A la cabeza su alcalde, Teófilo Rossi, el ayuntamiento turinés hace una excepción a la norma de no elevar mociones antes de que el balance anual haya quedado clausurado. El profesor Rinaudo, antiguo alumno del Oratorio, toma la palabra y hace de Don Rúa un elocuente panegírico. Concluyendo: «Turín debe estar orgullosa de haber sido cuna de un sucesor de Don Bosco tan grande.»
La Reina Madre no permanece ajena al pesar común.
Ediciones especiales de la prensa italiana («L` Unione», «La Stampa», «Il Momento», «L`Azione»…) destacan a primer plano la pérdida de un santo y de un bienhechor del pueblo. El biógrafo Amadei afirma haber recogido más de sesenta elogios fúnebres y fascículos publicados por aquellas fechas en memoria y exaltación del sucesor de Don Bosco.

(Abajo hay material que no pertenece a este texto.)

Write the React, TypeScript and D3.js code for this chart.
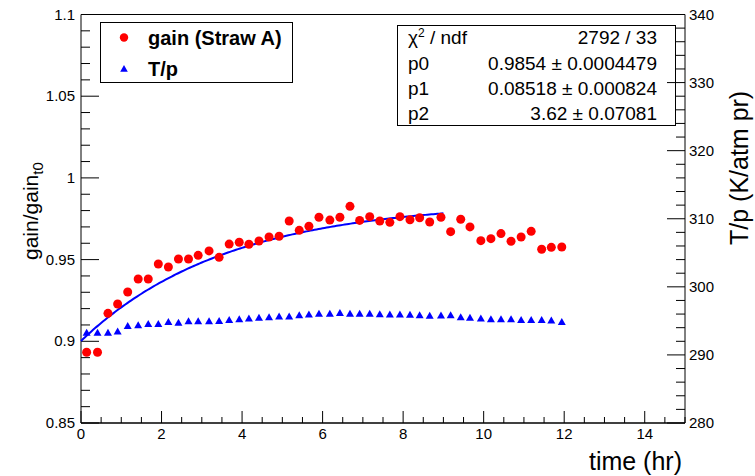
import React from "react";
import * as d3 from "d3";

const times = [0.14,0.41,0.67,0.91,1.16,1.42,1.67,1.92,2.17,2.42,2.67,2.91,3.18,3.43,3.68,3.93,4.17,4.42,4.67,4.92,5.17,5.42,5.66,5.91,6.18,6.43,6.68,6.92,7.17,7.42,7.67,7.92,8.17,8.41,8.66,8.94,9.18,9.43,9.66,9.93,10.18,10.43,10.68,10.93,11.18,11.44,11.68,11.94];
const gain = [0.8933,0.8933,0.9171,0.9228,0.9302,0.9381,0.9381,0.9473,0.9455,0.9504,0.9504,0.9526,0.9553,0.9514,0.9595,0.9606,0.9594,0.9614,0.9638,0.9643,0.9736,0.9679,0.9704,0.9759,0.9742,0.9759,0.9826,0.9740,0.9763,0.9736,0.9728,0.9763,0.9744,0.9756,0.9730,0.9759,0.9671,0.9747,0.9700,0.9616,0.9628,0.9659,0.9612,0.9638,0.9673,0.9563,0.9575,0.9577];
const tp = [293.3,293.3,293.3,293.5,294.3,294.4,294.6,294.6,294.9,294.8,295.0,295.0,295.0,295.05,295.2,295.3,295.4,295.5,295.6,295.7,295.7,295.9,296.0,296.1,296.1,296.2,296.1,296.1,296.1,296.05,296.0,296.0,295.95,295.9,295.8,295.85,295.9,295.6,295.5,295.4,295.3,295.3,295.3,295.2,295.2,295.2,295.1,294.9];

const fitParams = [0.9854, 0.08518, 3.62];
const fitRange = [0, 9];
const statLabels = ["p0", "p1", "p2"];
const statValues = ["0.9854 \u00b1 0.0004479", "0.08518 \u00b1 0.000824", "3.62 \u00b1 0.07081"];
const chiText = "2792 / 33";
const xTicks = [0, 2, 4, 6, 8, 10, 12, 14];
const yLTicks = [0.85, 0.9, 0.95, 1, 1.05, 1.1];
const yRTicks = [280, 290, 300, 310, 320, 330, 340];

const FONT = "'Liberation Sans', Arial, Helvetica, sans-serif";

export default function App() {
  const x = d3.scaleLinear().domain([0, 15]).range([81, 685]);
  const yL = d3.scaleLinear().domain([0.85, 1.1]).range([423, 14.5]);
  const yR = d3.scaleLinear().domain([280, 340]).range([423, 14.5]);

  const xMinor = d3.range(0, 15.001, 0.5).filter((v) => Math.abs(v % 2) > 1e-6);
  const yLMinor = d3.range(0.85, 1.1001, 0.01).filter((v) => !yLTicks.some((t) => Math.abs(t - v) < 1e-6));
  const yRMinor = d3.range(280, 340.001, 2).filter((v) => v % 10 !== 0);

  const fitFn = (t: number) => fitParams[0] - fitParams[1] * Math.exp(-t / fitParams[2]);
  const fitPts = d3.range(fitRange[0], fitRange[1] + 0.0001, 0.05).map((t) => [t, fitFn(t)] as [number, number]);
  const line = d3.line<[number, number]>().x((d) => x(d[0])).y((d) => yL(d[1]));

  const tri = (cx: number, cy: number, s = 4) =>
    `M${cx},${cy - s * 0.9} L${cx + s},${cy + s * 0.85} L${cx - s},${cy + s * 0.85} Z`;

  const [x0, x1] = x.range();
  const [yb, yt] = yL.range();

  return (
    <svg width={755} height={476} style={{ position: "absolute", left: 0, top: 0, background: "#fff" }} fontFamily={FONT}>
      <rect x={0} y={0} width={755} height={476} fill="#fff" />
      {/* frame */}
      <line x1={x0} x2={x1} y1={yt} y2={yt} stroke="#000" strokeWidth={1} />
      <line x1={x0} x2={x1} y1={yb} y2={yb} stroke="#000" strokeWidth={1.5} />
      <line x1={x0} x2={x0} y1={yt} y2={yb} stroke="#000" strokeWidth={1} />

      {/* x ticks */}
      {xTicks.map((t) => (
        <g key={"xt" + t}>
          <line x1={x(t)} x2={x(t)} y1={yb} y2={yb - 12} stroke="#000" />
          <text x={x(t)} y={439} fontSize={15} textAnchor="middle">{t}</text>
        </g>
      ))}
      {xMinor.map((t) => (
        <line key={"xm" + t} x1={x(t)} x2={x(t)} y1={yb} y2={yb - 6} stroke="#000" />
      ))}

      {/* left y ticks */}
      {yLTicks.map((t) => (
        <g key={"yl" + t}>
          <line x1={x0} x2={x0 + 18} y1={yL(t)} y2={yL(t)} stroke="#000" />
          <text x={75} y={yL(t) + 5} fontSize={15} textAnchor="end">{String(t)}</text>
        </g>
      ))}
      {yLMinor.map((t, i) => (
        <line key={"ylm" + i} x1={x0} x2={x0 + 9} y1={yL(t)} y2={yL(t)} stroke="#000" />
      ))}

      {/* axis titles */}
      <text x={682} y={470} fontSize={25} textAnchor="end">time (hr)</text>
      <text transform="translate(38,260) rotate(-90)" fontSize={21} textAnchor="start">
        gain/gain<tspan fontSize={15} dy={5}>t0</tspan>
      </text>
      <text transform="translate(748,245) rotate(-90)" fontSize={25} textAnchor="start">T/p (K/atm pr)</text>

      {/* fit */}
      <path d={line(fitPts) || ""} fill="none" stroke="#0000ff" strokeWidth={2} />

      {/* T/p triangles */}
      {times.map((t, i) => (
        <path key={"tr" + i} d={tri(x(t), yR(tp[i]))} fill="#0000ff" />
      ))}
      {/* gain circles */}
      {times.map((t, i) => (
        <circle key={"c" + i} cx={x(t)} cy={yL(gain[i])} r={4.5} fill="#ff0000" />
      ))}

      {/* legend */}
      <rect x={100.5} y={22.5} width={192} height={60} fill="#fff" stroke="#000" strokeWidth={1} />
      <circle cx={124} cy={37.5} r={4.2} fill="#ff0000" />
      <text x={148} y={45} fontSize={20} fontWeight="bold">gain (Straw A)</text>
      <path d={tri(124, 68.5, 3.8)} fill="#0000ff" />
      <text x={148} y={76} fontSize={20} fontWeight="bold">T/p</text>

      {/* stats box */}
      <rect x={397.5} y={25.5} width={278} height={100} fill="#fff" stroke="#000" strokeWidth={1} />
      <text x={408} y={44} fontSize={19}>
        χ<tspan fontSize={12} dy={-7}>2</tspan><tspan dy={7}> / ndf</tspan>
      </text>
      <text x={657} y={44} fontSize={19} textAnchor="end">{chiText}</text>
      {statLabels.map((l, i) => (
        <g key={l}>
          <text x={408} y={70 + 25 * i} fontSize={19}>{l}</text>
          <text x={657} y={70 + 25 * i} fontSize={19} textAnchor="end">{statValues[i]}</text>
        </g>
      ))}

      {/* right axis (drawn on top) */}
      <line x1={x1} x2={x1} y1={yt} y2={yb} stroke="#000" strokeWidth={1} />
      {yRTicks.map((t) => (
        <g key={"yr" + t}>
          <line x1={x1} x2={x1 - 18} y1={yR(t)} y2={yR(t)} stroke="#000" />
          <text x={689} y={yR(t) + 5} fontSize={15} textAnchor="start">{t}</text>
        </g>
      ))}
      {yRMinor.map((t) => (
        <line key={"yrm" + t} x1={x1} x2={x1 - 9} y1={yR(t)} y2={yR(t)} stroke="#000" />
      ))}
    </svg>
  );
}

Gentes de toda condición quieren pasar ante el cadáver e incluso tomar contacto de alguna manera, con algún objeto. Trenes que mueren en Turín derraman por la ciudad una enorme cantidad de personas. Los restos mortales son trasladados al Santuario de María Auxiliadora. Laureles y palmas rodean el cuerpo del atleta de actividad apostólica, que ya en la tierra está recibiendo el homenaje apoteósico del cariño universal. Los funerales se ven concurridos por personas de gran relieve y nombradía, cuya lista haría insoportable la lectura de estas últimas páginas.
Pocas veces en Italia se había dado una manifestación multitudinaria de tal especie. Se recuerdan fechas como la coronación de María Auxiliadora y la muerte del santo fundador.
Un cortejo de más de cien mil personas comienza a desfilar hacia las cuatro de la tarde.
Al mediodía del 9 de abril, los restos de Don Rúa, en forma privada, con intervención de Don Rinaldi y Don Albera, serán transportados a Valsalice desde el Oratorio. Junto a Don Bosco volverá a compartir el discípulo fiel a medias con él el afecto de todos sus hijos”.